Надежды, что Катя временно будет занята коктейлем и оставит его в покое, не оправдались. Стало только хуже. Она перестала рассказывать про себя и принялась допрашивать его.

– Чем занимаешься?

– В институте работаю, – буркнул он.

– Чем именно? – не унималась она. – Это как в кино, когда все ходят в белых халатах и с умным видом говорят непонятные ученые штуки?

– Да, – он решил, что проще согласиться, чем рассказывать, как происходит на самом деле.

– Вы над чем-то интересным работаете?

– Секретная информация, – ответил он, теряя терпение.

К его досаде, упоминание секретности привело Катю в небывалый восторг.

– Было бы интересно оказаться у вас на работе, думаю, там увлекательно и красиво. Я только в фильмах видела, но всегда мечтала там оказаться. Мне всего хочется попробовать и везде побывать, а если захотеть, романтику можно найти в любом месте.

– Ага, у нас запредельно романтично, – он вспомнил угнетающие зеленые стены НИИ, десятилетиями не тронутые рукой маляра.

Она замолчала, и Саня обрадовался, когда резкий голос перестал сверлить череп, но радость оказалась преждевременной.

Делая очередной глоток из стакана, он почувствовал, как холодная ладошка Кати забралась ему под низ футболки. Он дернулся, словно наступил на гвоздь.

Летний столик подскочил, Ольгин коктейль потерял равновесие и опрокинулся. Белая жидкость растеклась по пластику и через край закапала на платье Ольги.

– Что ты такой пуганый? – Катя хищно улыбалась.

Ольга вскочила как ужаленная, но поздно – две жирные капли попали на подол зеленой юбки.

– Что за день… – пробормотала она и ушла искать женский туалет, чтобы привести себя в порядок.

Саня сидел с чувством вины, как истукан. Катя воспользовалась отсутствием подруги и прильнула к нему, взяв за руку. Он на невербальный контакт не отреагировал.

– Ты с Ольгой не встречаешься? – спросила она с подозрением.

– Вероятно, уже нет, – он заметил, как у Кати пугающе заискрились глаза.

Вернулась Ольга, увидела прильнувшую к Сане Екатерину и хмуро сообщила, что хочет домой.

– Какая жалость, – протянула Катя, – мне тут понравилось. Музыка хорошая.

– Романтично, – подсказал Саня, глядя на Ольгу.

– Точно, – обрадовалась Катя, – я слово удачное подобрать не могла.

Ольга шла, спотыкаясь и пытаясь на ходу прикрывать маленькой белой сумочкой темное жирное пятно на юбке. Екатерина ни на секунду не умолкала, и, наверное, во всей вселенной не существовало силы, способной заставить ее замолчать.

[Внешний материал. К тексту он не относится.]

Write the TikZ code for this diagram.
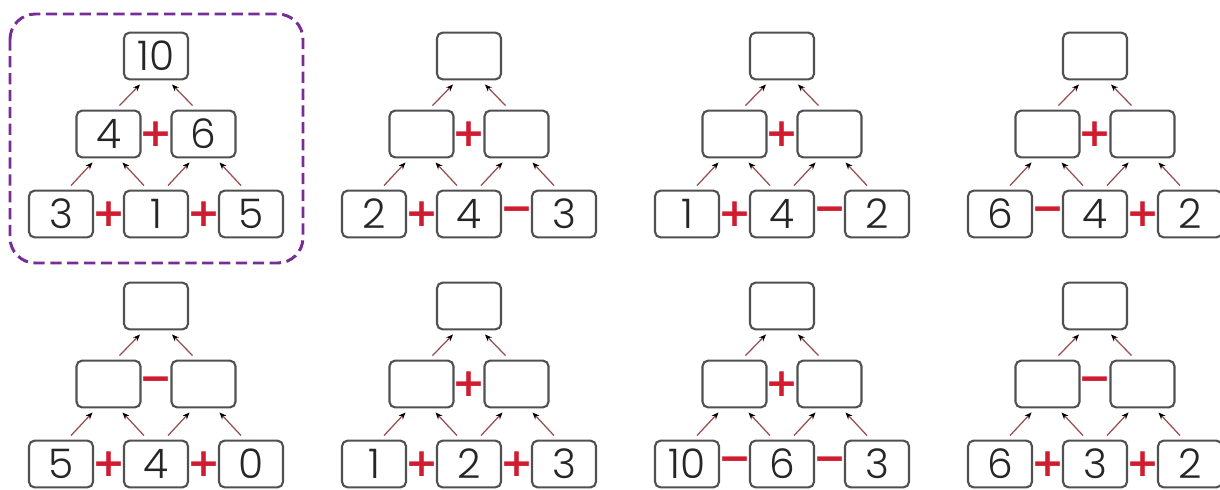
\documentclass[tikz,border=0pt]{standalone}
\usepackage{fontspec}
\setmainfont{Poppins}[UprightFont=* Light]
\newfontfamily\opfont{DejaVu Sans}
\usetikzlibrary{arrows.meta, calc}
\definecolor{frameviolet}{RGB}{118,45,150}
\definecolor{opred}{RGB}{208,28,48}
\definecolor{arrowbrown}{RGB}{150,80,80}
\definecolor{boxgray}{RGB}{80,80,80}

\tikzset{
  numbox/.style={draw=boxgray, fill=white, line width=1.5pt, rounded corners=4pt,
    minimum width=1.6cm, minimum height=1.17cm, inner sep=0pt,
    font=\fontsize{29}{30}\selectfont, text=black!85},
  opsign/.style={text=opred, inner sep=0pt,
    font=\opfont\bfseries\fontsize{28}{28}\selectfont},
  uparrow/.style={arrowbrown, line width=0.9pt,
    -{Stealth[black, length=5pt, width=4pt]}},
}

\begin{document}
\begin{tikzpicture}[x=0.025cm, y=-0.025cm]
    \useasboundingbox (0,0) rectangle (1220,489);
    % Worked example frame
    \draw[frameviolet, line width=2.1pt, dash pattern=on 8pt off 4pt, rounded corners=18pt]
        (10,14) rectangle (303,263);

    % Pyramids: centre x / top y / bottom row / signs / middle row / top
    \foreach \cx/\cy/\a/\b/\c/\opa/\opb/\opm/\l/\r/\t [count=\i] in {
        156/56/3/1/5/+/+/+/4/6/10,
        469/56/2/4/3/+/−/+/{}/{}/{},
        782/56/1/4/2/+/−/+/{}/{}/{},
        1095/56/6/4/2/−/+/+/{}/{}/{},
        156/306/5/4/0/+/+/−/{}/{}/{},
        469/306/1/2/3/+/+/+/{}/{}/{},
        782/306/10/6/3/−/−/+/{}/{}/{},
        1095/306/6/3/2/+/+/−/{}/{}/{}} {
        % Boxes
        \node[numbox] (t\i) at (\cx,\cy) {\t};
        \node[numbox] (l\i) at (\cx-47.5,\cy+78) {\l};
        \node[numbox] (r\i) at (\cx+47.5,\cy+78) {\r};
        \node[numbox] (a\i) at (\cx-95,\cy+158) {\a};
        \node[numbox] (b\i) at (\cx,\cy+158) {\b};
        \node[numbox] (c\i) at (\cx+95,\cy+158) {\c};
        % Signs
        \node[opsign] (pm\i) at ($(l\i)!0.5!(r\i)$) {\opm};
        \node[opsign] (pa\i) at ($(a\i)!0.5!(b\i)$) {\opa};
        \node[opsign] (pb\i) at ($(b\i)!0.5!(c\i)$) {\opb};
        % Arrows up the pyramid
        \draw[uparrow] ($(a\i.north)+(10,-4)$) -- ($(l\i.south)+(-16,4)$);
        \draw[uparrow] ($(b\i.north)+(-12,-4)$) -- ($(l\i.south)+(14,4)$);
        \draw[uparrow] ($(b\i.north)+(12,-4)$) -- ($(r\i.south)+(-14,4)$);
        \draw[uparrow] ($(c\i.north)+(-10,-4)$) -- ($(r\i.south)+(16,4)$);
        \draw[uparrow] ($(l\i.north)+(11,-4)$) -- ($(t\i.south)+(-16,4)$);
        \draw[uparrow] ($(r\i.north)+(-11,-4)$) -- ($(t\i.south)+(16,4)$);
    }
\end{tikzpicture}
\end{document}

– Потом он ушел и больше я его не видела. Хотя никогда себе и представить не могла, какая же у жирафа длинная шея… – беззаботно щебетала она.

К счастью, она жила рядом с парком. На подходе к ее дому, она полушутками намекала, что предпочла бы первой проводить Ольгу и остаться наедине с Саней. Его же, наоборот, такой порядок вполне устраивал.

– Было очень приятно, – весело сказала Катя, и он подумал, что жизнерадостные люди тоже нужны.

На секунду он потерял бдительность. Катя неожиданно поцеловала его в щеку и, не дожидаясь ответной реакции, направилась к подъезду, перекидывая сумку на другое плечо. Напоследок обернулась и помахала рукой.

– Хм, – хмыкнула Ольга. – Меня провожать будешь или нет?

– Конечно, – рассеянно ответил он. – В смысле, конечно, да.

В отсутствие Кати мир стал чище и просторней. Саня насладился наступившей тишиной, но вскоре неловкое молчание снова начало угнетать.

Он не удержался и спросил, действительно ли у них ничего не получится. Ольга в ответ съязвила:

– Как я могу мешать счастью лучшей подруги?

Его передернуло. Он сказал, что Катя не в его вкусе, положительно отметив нотки легкой ревности в тоне Ольги.

– Почему же?

– Не интересно, – ответил он. – Мне кажется, после этого вы можете перестать быть подругами.